**WHAT IS EXPECTED**
Filter the listing and keep only the lines with the word "standalone".

--- start AVAILABLE RECORDS ---

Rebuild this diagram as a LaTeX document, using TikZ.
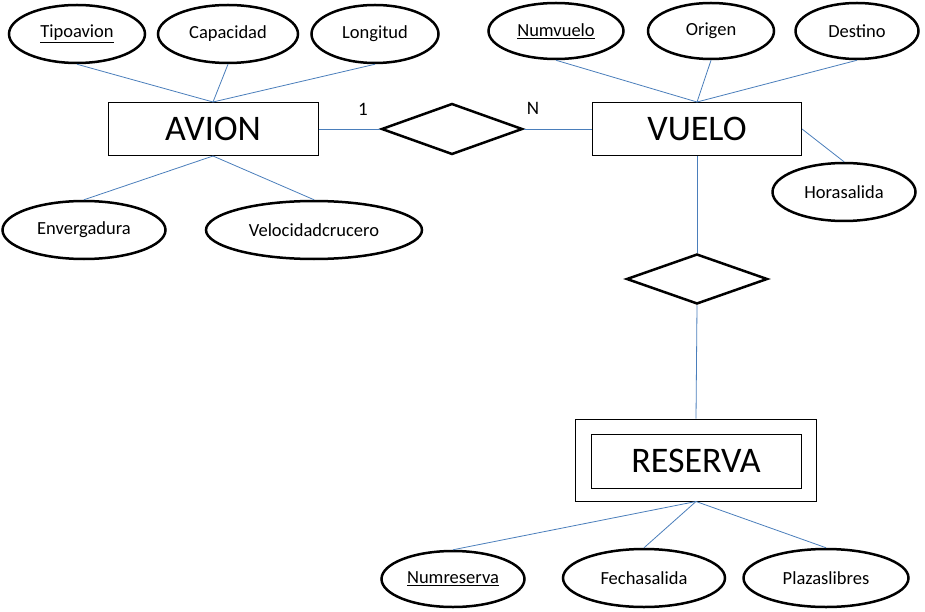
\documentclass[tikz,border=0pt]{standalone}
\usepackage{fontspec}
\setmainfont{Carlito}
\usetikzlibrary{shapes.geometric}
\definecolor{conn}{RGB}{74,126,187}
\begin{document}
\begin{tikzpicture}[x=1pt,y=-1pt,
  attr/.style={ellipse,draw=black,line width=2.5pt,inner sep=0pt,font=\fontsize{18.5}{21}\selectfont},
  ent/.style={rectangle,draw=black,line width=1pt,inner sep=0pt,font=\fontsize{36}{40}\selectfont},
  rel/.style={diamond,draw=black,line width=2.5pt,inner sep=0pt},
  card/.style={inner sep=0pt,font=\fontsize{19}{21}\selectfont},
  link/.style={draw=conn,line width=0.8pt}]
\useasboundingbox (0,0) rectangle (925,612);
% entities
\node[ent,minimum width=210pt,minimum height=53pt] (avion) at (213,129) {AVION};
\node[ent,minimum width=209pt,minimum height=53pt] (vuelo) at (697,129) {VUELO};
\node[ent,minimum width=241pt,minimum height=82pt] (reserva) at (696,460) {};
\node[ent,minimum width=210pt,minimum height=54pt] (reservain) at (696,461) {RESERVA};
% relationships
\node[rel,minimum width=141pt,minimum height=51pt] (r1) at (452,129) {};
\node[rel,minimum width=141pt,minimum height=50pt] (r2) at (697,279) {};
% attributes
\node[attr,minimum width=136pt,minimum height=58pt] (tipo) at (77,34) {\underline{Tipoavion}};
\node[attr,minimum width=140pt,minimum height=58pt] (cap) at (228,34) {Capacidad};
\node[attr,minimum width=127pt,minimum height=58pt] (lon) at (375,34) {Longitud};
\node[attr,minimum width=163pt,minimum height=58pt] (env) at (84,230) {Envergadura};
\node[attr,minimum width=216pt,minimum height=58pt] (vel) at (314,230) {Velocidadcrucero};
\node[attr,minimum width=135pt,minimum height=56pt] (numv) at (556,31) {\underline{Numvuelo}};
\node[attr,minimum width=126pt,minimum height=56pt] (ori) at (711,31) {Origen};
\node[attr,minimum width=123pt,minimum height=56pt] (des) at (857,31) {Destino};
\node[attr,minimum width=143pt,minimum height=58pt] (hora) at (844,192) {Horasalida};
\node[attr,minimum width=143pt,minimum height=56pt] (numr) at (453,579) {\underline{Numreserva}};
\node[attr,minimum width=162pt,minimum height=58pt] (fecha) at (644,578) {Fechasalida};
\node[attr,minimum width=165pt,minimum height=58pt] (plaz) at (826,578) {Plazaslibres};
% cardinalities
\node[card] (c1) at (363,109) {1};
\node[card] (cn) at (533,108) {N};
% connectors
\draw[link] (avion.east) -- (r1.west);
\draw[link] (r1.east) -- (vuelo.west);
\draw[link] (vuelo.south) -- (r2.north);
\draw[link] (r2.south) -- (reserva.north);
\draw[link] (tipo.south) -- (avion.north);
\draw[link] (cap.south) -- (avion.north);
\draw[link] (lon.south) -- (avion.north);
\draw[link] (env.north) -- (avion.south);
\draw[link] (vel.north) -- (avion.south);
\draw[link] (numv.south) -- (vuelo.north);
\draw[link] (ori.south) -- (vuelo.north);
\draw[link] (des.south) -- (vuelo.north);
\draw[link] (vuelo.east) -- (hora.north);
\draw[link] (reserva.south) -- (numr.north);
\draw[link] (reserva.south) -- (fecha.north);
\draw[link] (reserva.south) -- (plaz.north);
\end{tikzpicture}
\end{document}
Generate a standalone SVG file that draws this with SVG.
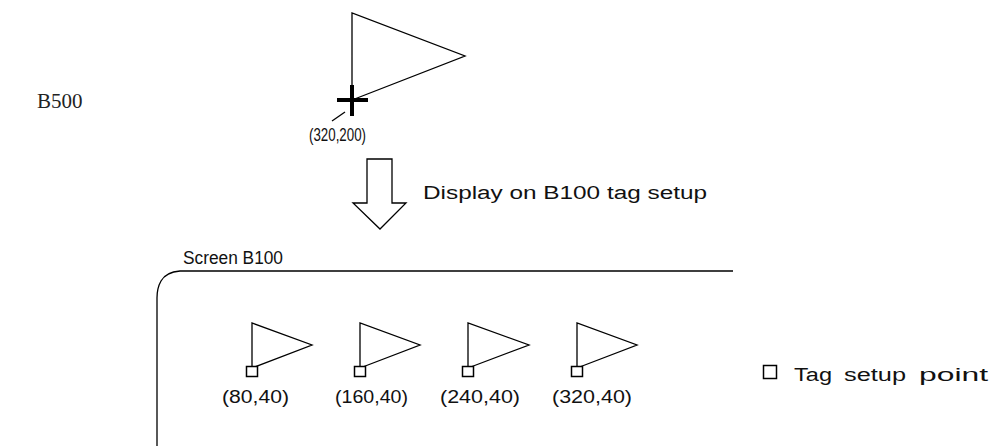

--- end AVAILABLE RECORDS ---

**TASK OUTPUT**
\documentclass[tikz,border=0pt]{standalone}
Generate a standalone SVG file that draws this with SVG.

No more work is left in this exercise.